### What you should do
Output exactly the lines from the first one down to the line containing "84.31, 84.45, 84.70];", inclusive.

BEGIN Dataset content

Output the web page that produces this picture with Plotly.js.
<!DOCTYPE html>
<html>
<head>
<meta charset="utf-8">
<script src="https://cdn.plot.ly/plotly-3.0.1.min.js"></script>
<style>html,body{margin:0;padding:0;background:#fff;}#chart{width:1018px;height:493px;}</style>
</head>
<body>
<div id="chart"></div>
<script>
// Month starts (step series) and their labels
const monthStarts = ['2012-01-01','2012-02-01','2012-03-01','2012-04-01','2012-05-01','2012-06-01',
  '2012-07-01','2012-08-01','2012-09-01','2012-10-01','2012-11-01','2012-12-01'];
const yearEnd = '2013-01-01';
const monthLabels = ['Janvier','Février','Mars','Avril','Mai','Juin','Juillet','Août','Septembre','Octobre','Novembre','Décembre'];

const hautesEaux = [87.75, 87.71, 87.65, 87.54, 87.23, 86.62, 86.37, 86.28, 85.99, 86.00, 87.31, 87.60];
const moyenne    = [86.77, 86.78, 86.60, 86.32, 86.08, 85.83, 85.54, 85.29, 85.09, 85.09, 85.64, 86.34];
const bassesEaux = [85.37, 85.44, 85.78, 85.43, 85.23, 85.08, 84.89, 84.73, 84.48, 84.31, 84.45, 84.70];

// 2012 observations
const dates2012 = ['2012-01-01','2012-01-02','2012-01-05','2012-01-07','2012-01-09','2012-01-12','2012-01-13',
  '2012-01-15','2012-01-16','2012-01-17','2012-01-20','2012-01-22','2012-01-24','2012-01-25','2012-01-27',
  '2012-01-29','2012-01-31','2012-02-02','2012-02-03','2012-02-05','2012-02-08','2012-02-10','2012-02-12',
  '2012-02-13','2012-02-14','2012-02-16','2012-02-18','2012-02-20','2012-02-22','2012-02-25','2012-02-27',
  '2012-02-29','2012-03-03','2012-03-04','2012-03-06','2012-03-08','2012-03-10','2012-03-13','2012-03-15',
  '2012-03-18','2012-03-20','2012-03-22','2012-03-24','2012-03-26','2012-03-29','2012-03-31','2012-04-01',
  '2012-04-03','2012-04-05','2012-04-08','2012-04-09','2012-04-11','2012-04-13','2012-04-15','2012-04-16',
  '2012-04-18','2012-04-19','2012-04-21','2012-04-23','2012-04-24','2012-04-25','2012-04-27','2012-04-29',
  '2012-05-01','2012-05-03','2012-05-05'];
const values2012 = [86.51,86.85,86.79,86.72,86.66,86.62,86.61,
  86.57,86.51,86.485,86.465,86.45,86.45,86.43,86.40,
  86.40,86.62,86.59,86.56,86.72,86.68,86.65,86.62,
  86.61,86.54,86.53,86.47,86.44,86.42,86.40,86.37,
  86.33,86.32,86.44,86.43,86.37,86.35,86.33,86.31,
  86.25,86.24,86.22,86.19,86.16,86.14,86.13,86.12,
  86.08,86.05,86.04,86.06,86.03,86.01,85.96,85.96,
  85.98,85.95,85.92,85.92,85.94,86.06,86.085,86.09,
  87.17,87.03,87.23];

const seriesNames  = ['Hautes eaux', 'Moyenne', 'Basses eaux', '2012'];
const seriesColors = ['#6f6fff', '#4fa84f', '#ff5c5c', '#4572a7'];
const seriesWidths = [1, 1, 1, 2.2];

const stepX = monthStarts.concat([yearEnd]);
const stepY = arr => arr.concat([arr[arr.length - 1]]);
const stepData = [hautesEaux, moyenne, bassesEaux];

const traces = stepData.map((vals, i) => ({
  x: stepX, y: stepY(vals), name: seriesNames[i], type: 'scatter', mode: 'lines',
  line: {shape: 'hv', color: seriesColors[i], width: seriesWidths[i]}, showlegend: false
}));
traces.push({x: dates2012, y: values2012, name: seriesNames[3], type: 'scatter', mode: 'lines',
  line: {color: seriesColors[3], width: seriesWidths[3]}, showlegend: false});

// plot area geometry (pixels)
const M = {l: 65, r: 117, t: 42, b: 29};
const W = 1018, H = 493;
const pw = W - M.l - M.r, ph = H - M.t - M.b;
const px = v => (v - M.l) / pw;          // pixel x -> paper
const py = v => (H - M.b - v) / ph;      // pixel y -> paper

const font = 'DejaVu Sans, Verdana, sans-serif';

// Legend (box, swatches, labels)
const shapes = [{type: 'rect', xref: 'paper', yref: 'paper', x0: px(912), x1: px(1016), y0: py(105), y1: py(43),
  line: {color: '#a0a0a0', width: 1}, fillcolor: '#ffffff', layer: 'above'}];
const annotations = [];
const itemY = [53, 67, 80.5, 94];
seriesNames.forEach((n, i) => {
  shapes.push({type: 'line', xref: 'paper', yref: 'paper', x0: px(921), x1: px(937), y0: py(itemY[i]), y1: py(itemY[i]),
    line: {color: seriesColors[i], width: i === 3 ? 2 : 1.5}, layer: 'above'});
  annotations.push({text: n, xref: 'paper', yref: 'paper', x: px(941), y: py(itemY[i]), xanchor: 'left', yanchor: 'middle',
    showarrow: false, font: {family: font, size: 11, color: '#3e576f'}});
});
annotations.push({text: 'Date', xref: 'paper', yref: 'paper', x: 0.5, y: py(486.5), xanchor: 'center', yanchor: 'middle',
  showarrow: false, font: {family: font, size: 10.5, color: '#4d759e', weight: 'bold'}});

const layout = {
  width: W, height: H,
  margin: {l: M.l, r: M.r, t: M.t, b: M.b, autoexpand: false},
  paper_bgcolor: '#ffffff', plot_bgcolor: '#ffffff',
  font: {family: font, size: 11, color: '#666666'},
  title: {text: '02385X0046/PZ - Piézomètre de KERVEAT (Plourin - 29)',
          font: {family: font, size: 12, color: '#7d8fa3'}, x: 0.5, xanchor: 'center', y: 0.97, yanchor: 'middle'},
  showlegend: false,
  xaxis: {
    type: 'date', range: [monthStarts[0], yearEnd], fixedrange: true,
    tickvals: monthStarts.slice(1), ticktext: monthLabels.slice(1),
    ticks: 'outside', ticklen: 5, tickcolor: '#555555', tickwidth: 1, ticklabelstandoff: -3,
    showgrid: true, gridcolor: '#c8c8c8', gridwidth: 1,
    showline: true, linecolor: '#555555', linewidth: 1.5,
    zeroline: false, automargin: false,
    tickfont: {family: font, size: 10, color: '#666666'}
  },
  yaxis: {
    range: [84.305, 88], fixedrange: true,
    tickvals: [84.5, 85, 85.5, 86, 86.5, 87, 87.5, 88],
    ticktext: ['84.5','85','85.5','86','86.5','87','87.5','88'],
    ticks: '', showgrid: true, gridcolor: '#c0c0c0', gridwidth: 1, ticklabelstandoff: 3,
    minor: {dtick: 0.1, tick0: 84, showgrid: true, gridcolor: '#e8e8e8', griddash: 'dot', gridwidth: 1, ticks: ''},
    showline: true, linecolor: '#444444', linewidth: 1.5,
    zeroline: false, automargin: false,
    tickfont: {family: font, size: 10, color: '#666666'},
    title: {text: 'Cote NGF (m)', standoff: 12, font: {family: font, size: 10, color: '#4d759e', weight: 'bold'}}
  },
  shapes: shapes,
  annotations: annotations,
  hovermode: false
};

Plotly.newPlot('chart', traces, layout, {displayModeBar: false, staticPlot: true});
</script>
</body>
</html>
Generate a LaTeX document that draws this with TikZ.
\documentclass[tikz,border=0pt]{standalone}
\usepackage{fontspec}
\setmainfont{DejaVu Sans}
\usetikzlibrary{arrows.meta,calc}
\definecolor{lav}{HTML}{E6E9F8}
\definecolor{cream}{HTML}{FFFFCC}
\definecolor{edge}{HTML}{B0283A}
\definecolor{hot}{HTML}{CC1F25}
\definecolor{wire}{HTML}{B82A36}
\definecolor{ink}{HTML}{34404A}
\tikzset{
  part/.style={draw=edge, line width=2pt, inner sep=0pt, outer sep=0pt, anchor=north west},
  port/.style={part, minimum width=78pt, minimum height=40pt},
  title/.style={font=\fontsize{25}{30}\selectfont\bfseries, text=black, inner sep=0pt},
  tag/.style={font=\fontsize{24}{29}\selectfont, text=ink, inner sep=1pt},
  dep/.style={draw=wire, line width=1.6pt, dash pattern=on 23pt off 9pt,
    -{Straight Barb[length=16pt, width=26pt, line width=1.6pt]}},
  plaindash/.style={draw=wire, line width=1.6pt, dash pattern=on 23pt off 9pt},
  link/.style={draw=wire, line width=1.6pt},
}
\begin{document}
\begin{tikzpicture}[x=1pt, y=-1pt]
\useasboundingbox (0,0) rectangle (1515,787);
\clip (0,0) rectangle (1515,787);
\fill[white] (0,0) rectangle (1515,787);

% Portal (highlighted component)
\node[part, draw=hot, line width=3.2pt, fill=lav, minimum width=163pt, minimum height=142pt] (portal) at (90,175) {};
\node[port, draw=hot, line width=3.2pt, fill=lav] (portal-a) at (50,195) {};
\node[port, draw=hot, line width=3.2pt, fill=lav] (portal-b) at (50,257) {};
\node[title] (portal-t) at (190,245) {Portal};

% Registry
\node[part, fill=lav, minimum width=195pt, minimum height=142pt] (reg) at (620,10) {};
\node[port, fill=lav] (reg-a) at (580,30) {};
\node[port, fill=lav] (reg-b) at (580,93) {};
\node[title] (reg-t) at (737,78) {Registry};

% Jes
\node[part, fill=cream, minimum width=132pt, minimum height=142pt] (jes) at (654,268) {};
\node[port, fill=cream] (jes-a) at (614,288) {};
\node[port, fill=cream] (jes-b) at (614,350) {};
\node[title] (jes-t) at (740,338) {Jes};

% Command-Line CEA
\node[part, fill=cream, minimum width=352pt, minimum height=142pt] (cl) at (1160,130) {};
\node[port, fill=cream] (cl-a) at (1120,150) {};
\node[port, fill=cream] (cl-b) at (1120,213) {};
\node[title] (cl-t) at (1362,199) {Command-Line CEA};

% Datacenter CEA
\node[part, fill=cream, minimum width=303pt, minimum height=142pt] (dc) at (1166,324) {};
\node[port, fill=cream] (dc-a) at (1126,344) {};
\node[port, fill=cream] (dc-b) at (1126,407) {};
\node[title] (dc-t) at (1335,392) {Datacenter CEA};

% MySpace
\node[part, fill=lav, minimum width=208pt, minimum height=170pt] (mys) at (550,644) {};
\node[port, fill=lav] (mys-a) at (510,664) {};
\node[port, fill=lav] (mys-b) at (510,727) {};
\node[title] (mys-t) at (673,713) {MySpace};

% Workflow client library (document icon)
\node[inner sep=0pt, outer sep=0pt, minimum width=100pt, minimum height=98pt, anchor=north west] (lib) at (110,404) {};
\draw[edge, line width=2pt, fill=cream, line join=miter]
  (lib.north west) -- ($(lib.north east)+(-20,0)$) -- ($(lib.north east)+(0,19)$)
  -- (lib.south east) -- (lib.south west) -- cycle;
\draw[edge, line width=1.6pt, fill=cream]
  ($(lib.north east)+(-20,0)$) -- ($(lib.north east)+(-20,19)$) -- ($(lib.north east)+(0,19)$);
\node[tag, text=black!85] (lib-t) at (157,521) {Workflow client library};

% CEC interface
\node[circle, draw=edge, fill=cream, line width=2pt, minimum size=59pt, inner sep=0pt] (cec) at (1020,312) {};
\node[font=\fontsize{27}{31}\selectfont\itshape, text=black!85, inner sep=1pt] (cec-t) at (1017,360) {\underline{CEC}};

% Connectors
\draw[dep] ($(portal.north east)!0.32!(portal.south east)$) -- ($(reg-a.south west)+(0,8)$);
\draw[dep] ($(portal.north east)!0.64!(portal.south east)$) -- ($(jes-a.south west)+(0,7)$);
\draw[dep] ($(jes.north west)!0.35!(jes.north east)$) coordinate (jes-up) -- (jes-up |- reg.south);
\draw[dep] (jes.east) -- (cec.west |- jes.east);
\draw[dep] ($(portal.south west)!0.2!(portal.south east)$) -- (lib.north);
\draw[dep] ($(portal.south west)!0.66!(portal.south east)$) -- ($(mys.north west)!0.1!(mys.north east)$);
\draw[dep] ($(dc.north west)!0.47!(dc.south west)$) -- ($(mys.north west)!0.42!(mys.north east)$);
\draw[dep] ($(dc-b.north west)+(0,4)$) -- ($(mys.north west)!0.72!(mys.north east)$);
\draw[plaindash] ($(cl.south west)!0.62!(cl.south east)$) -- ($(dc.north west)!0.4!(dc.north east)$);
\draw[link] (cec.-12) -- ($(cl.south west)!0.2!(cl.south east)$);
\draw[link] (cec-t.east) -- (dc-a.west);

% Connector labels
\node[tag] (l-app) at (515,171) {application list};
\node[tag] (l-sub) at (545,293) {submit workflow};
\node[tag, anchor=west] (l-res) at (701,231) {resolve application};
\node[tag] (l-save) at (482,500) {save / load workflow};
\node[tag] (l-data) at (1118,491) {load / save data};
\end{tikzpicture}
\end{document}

END Dataset content

### The reply
Output the web page that produces this picture with Plotly.js.
<!DOCTYPE html>
<html>
<head>
<meta charset="utf-8">
<script src="https://cdn.plot.ly/plotly-3.0.1.min.js"></script>
<style>html,body{margin:0;padding:0;background:#fff;}#chart{width:1018px;height:493px;}</style>
</head>
<body>
<div id="chart"></div>
<script>
// Month starts (step series) and their labels
const monthStarts = ['2012-01-01','2012-02-01','2012-03-01','2012-04-01','2012-05-01','2012-06-01',
  '2012-07-01','2012-08-01','2012-09-01','2012-10-01','2012-11-01','2012-12-01'];
const yearEnd = '2013-01-01';
const monthLabels = ['Janvier','Février','Mars','Avril','Mai','Juin','Juillet','Août','Septembre','Octobre','Novembre','Décembre'];

const hautesEaux = [87.75, 87.71, 87.65, 87.54, 87.23, 86.62, 86.37, 86.28, 85.99, 86.00, 87.31, 87.60];
const moyenne    = [86.77, 86.78, 86.60, 86.32, 86.08, 85.83, 85.54, 85.29, 85.09, 85.09, 85.64, 86.34];
const bassesEaux = [85.37, 85.44, 85.78, 85.43, 85.23, 85.08, 84.89, 84.73, 84.48, 84.31, 84.45, 84.70];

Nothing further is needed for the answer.